Political parties have expressed their unhappiness about not being able to respond to what the president says when President Ramaphosa unveils the plan during this afternoon’s joint sitting of Parliament.
The National Assembly of South Africa on 22 May 2019. Picture: @GovernmentZA/Twitter.
CAPE TOWN – Political parties say they must be allowed to debate what President Cyril Ramaphosa tells the country on Thursday afternoon.
Ramaphosa is set to address a joint sitting of Parliament on the government’s economic reconstruction and recovery plan at 2pm.
He’s expected to spell out how the country can emerge from the economic slump caused by the COVID-19 lockdown as well as structural reforms.
But parties said that Parliament must be afforded the opportunity to interrogate what the president says.
National Assembly Speaker Thandi Modise is expected to report back to political parties today on a date for them to debate the government’s economic recovery plan.

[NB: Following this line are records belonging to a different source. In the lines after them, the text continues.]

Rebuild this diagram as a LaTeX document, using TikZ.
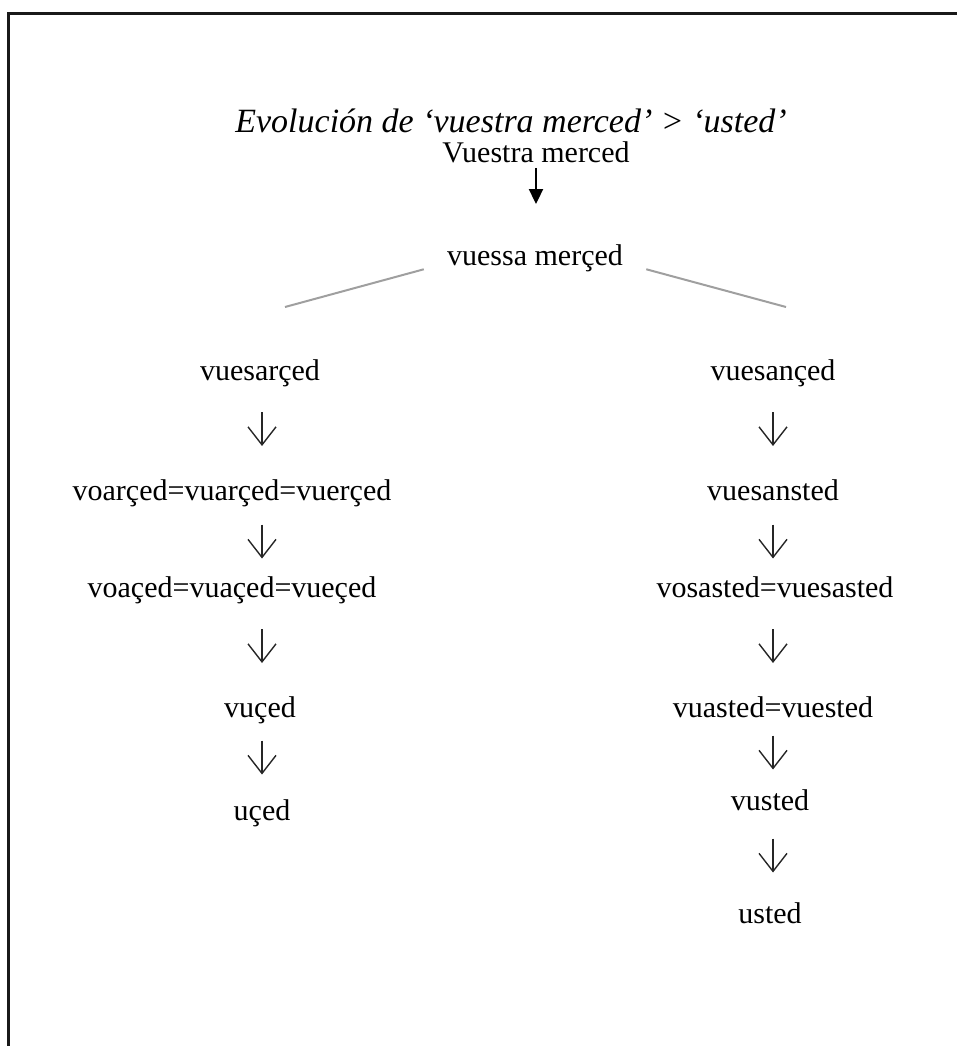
\documentclass[tikz,border=0pt]{standalone}
\usepackage{fontspec}
\setmainfont{Liberation Serif}
\usetikzlibrary{arrows.meta, calc}
\tikzset{
  wd/.style={font=\fontsize{30}{36}\selectfont,
    inner sep=0pt, text height=0.7em, text depth=0.25em},
  ttl/.style={wd, font=\fontsize{34}{40}\selectfont\itshape},
  ba/.style={-{Triangle[length=15pt,width=14pt]},
    line width=2pt, shorten <=3pt, shorten >=54pt},
  sa/.style={-{Straight Barb[length=18pt,width=28pt]},
    line width=1.4pt, color=black!85},
  br/.style={line width=2pt, color=gray!75, shorten <=24pt},
  frm/.style={line width=3pt, color=black!90}
}

\begin{document}
\begin{tikzpicture}[x=1pt, y=-1pt]
\useasboundingbox (0,0) rectangle (957,1046);

% frame
\draw[frm] (8,1080) -- (8,14) -- (1000,14);

% title and root
\node[ttl] (title) at (511,130) {Evolución de ‘vuestra merced’ > ‘usted’};
\node[wd]  (vm)    at (536,160) {Vuestra merced};
\node[wd]  (vsm)   at (535,263) {vuessa merçed};

% left branch
\node[wd] (l1) at (260,378) {vuesarçed};
\node[wd] (l2) at (232,498) {voarçed=vuarçed=vuerçed};
\node[wd] (l3) at (232,595) {voaçed=vuaçed=vueçed};
\node[wd] (l4) at (260,715) {vuçed};
\node[wd] (l5) at (262,818) {uçed};

% right branch
\node[wd] (r1) at (773,378) {vuesançed};
\node[wd] (r2) at (773,498) {vuesansted};
\node[wd] (r3) at (775,595) {vosasted=vuesasted};
\node[wd] (r4) at (773,715) {vuasted=vuested};
\node[wd] (r5) at (770,808) {vusted};
\node[wd] (r6) at (770,921) {usted};

\coordinate (colL) at (262,0);
\coordinate (colR) at (773,0);
\coordinate (brL)  at (285,307);
\coordinate (brR)  at (786,307);

% arrows
\draw[ba] (vm.south) -- (vm.south |- vsm.north);
\draw[br] (vsm.west) -- (brL);
\draw[br] (vsm.east) -- (brR);

\draw[sa] ($(colL |- l1.south)!.5!(colL |- l2.north)$) ++(0,-26) -- ++(0,34);
\draw[sa] ($(colL |- l2.south)!.5!(colL |- l3.north)$) ++(0,-22) -- ++(0,34);
\draw[sa] ($(colL |- l3.south)!.5!(colL |- l4.north)$) ++(0,-26) -- ++(0,34);
\draw[sa] ($(colL |- l4.south)!.5!(colL |- l5.north)$) ++(0,-26) -- ++(0,34);

\draw[sa] ($(colR |- r1.south)!.5!(colR |- r2.north)$) ++(0,-26) -- ++(0,34);
\draw[sa] ($(colR |- r2.south)!.5!(colR |- r3.north)$) ++(0,-22) -- ++(0,34);
\draw[sa] ($(colR |- r3.south)!.5!(colR |- r4.north)$) ++(0,-26) -- ++(0,34);
\draw[sa] ($(colR |- r4.south)!.5!(colR |- r5.north)$) ++(0,-26) -- ++(0,34);
\draw[sa] ($(colR |- r5.south)!.5!(colR |- r6.north)$) ++(0,-26) -- ++(0,34);

\end{tikzpicture}
\end{document}
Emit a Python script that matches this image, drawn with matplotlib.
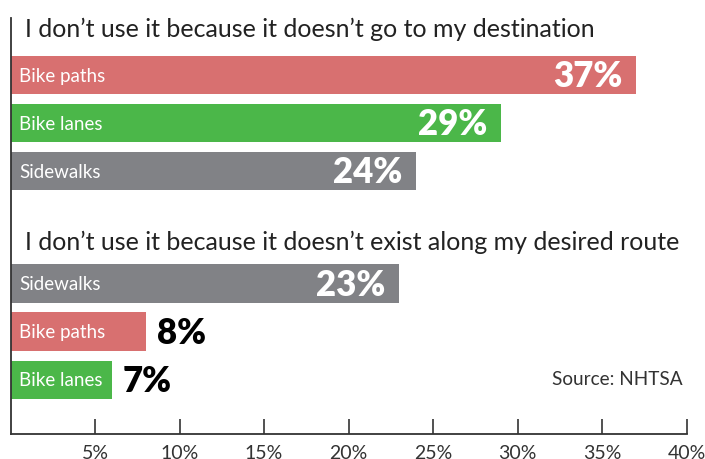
import matplotlib
matplotlib.use('Agg')
import numpy as np
import matplotlib.pyplot as plt

# data
titles = ["I don\u2019t use it because it doesn\u2019t go to my destination",
          "I don\u2019t use it because it doesn\u2019t exist along my desired route"]
cats_dest = ["Bike paths", "Bike lanes", "Sidewalks"]
vals_dest = [37, 29, 24]
labels_dest = ["37%", "29%", "24%"]
cats_route = ["Sidewalks", "Bike paths", "Bike lanes"]
vals_route = [23, 8, 6]
labels_route = ["23%", "8%", "7%"]
xticks = [5, 10, 15, 20, 25, 30, 35, 40]

colors = {"Bike paths": "#D87070", "Bike lanes": "#4BB749", "Sidewalks": "#818286"}

plt.rcParams['font.family'] = ['Lato', 'DejaVu Sans']

fig = plt.figure(figsize=(7.05, 4.59), dpi=100)
W, H = 705, 459
ax = fig.add_axes([10.5 / W, (H - 434) / H, 676 / W, (434 - 18) / H])

y1 = np.arange(3)
y2 = np.arange(3) + 4.34
bh = 0.8

def draw_group(ys, cats, vals, labels):
    for y, c, v, lab in zip(ys, cats, vals, labels):
        ax.barh(y, v, height=bh, color=colors[c], edgecolor='none')
        ax.text(0.5, y + 0.02, c, color='white', fontsize=13.5, va='center', ha='left')
        if v > 15:
            ax.text(v - 0.8, y + 0.03, lab, color='white', fontsize=25,
                    fontweight='heavy', va='center', ha='right')
        else:
            ax.text(v + 0.65, y + 0.03, lab, color='black', fontsize=25,
                    fontweight='heavy', va='center', ha='left')

draw_group(y1, cats_dest, vals_dest, labels_dest)
draw_group(y2, cats_route, vals_route, labels_route)

ax.text(0.85, -0.95, titles[0], fontsize=18, color='#222222', va='center', ha='left')
ax.text(0.85, 3.47, titles[1], fontsize=18, color='#222222', va='center', ha='left')
ax.text(39.8, y2[2], "Source: NHTSA", fontsize=13.7, color='#333333', va='center', ha='right')

ax.set_xlim(0, 40)
ax.set_ylim(7.47, -1.19)
ax.set_xticks(xticks)
ax.set_xticklabels([f"{t}%" for t in xticks])
ax.set_yticks([])
ax.tick_params(axis='x', direction='in', length=11, width=1.2, color='#333333',
               labelsize=14, labelcolor='#333333', pad=8)
for s in ['top', 'right']:
    ax.spines[s].set_visible(False)
for s in ['left', 'bottom']:
    ax.spines[s].set_color('#333333')
    ax.spines[s].set_linewidth(1.3)

plt.savefig('out.png', dpi=100)
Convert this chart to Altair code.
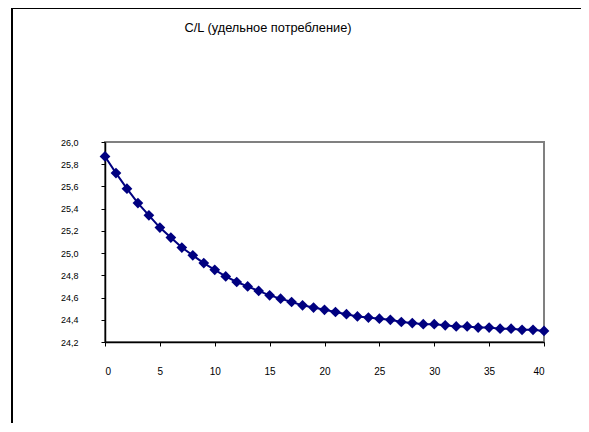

This, after parties expressed their unhappiness about not being able to respond to what the president says when he unveils the plan during this afternoon’s joint sitting of Parliament.
United Democratic Movement (UDM) chief whip Nqabayomzi Kwankwa said that the President could not come and deliver a sermon and then leave when Parliament was supposed to be the place where ideas were contested.
Democratic Alliance (DA) chief whip Natasha Mazzone: “The matter is too urgent and is of too much public importance for Parliament not to give it the necessary consideration.”
Parties are pushing for the debate to be scheduled for next Wednesday, when Finance Minister Tito Mboweni was to have delivered his medium-term budget review. That will now happen the following week on 28 October, as agreed by the National Assembly’s Programming Committee this morning.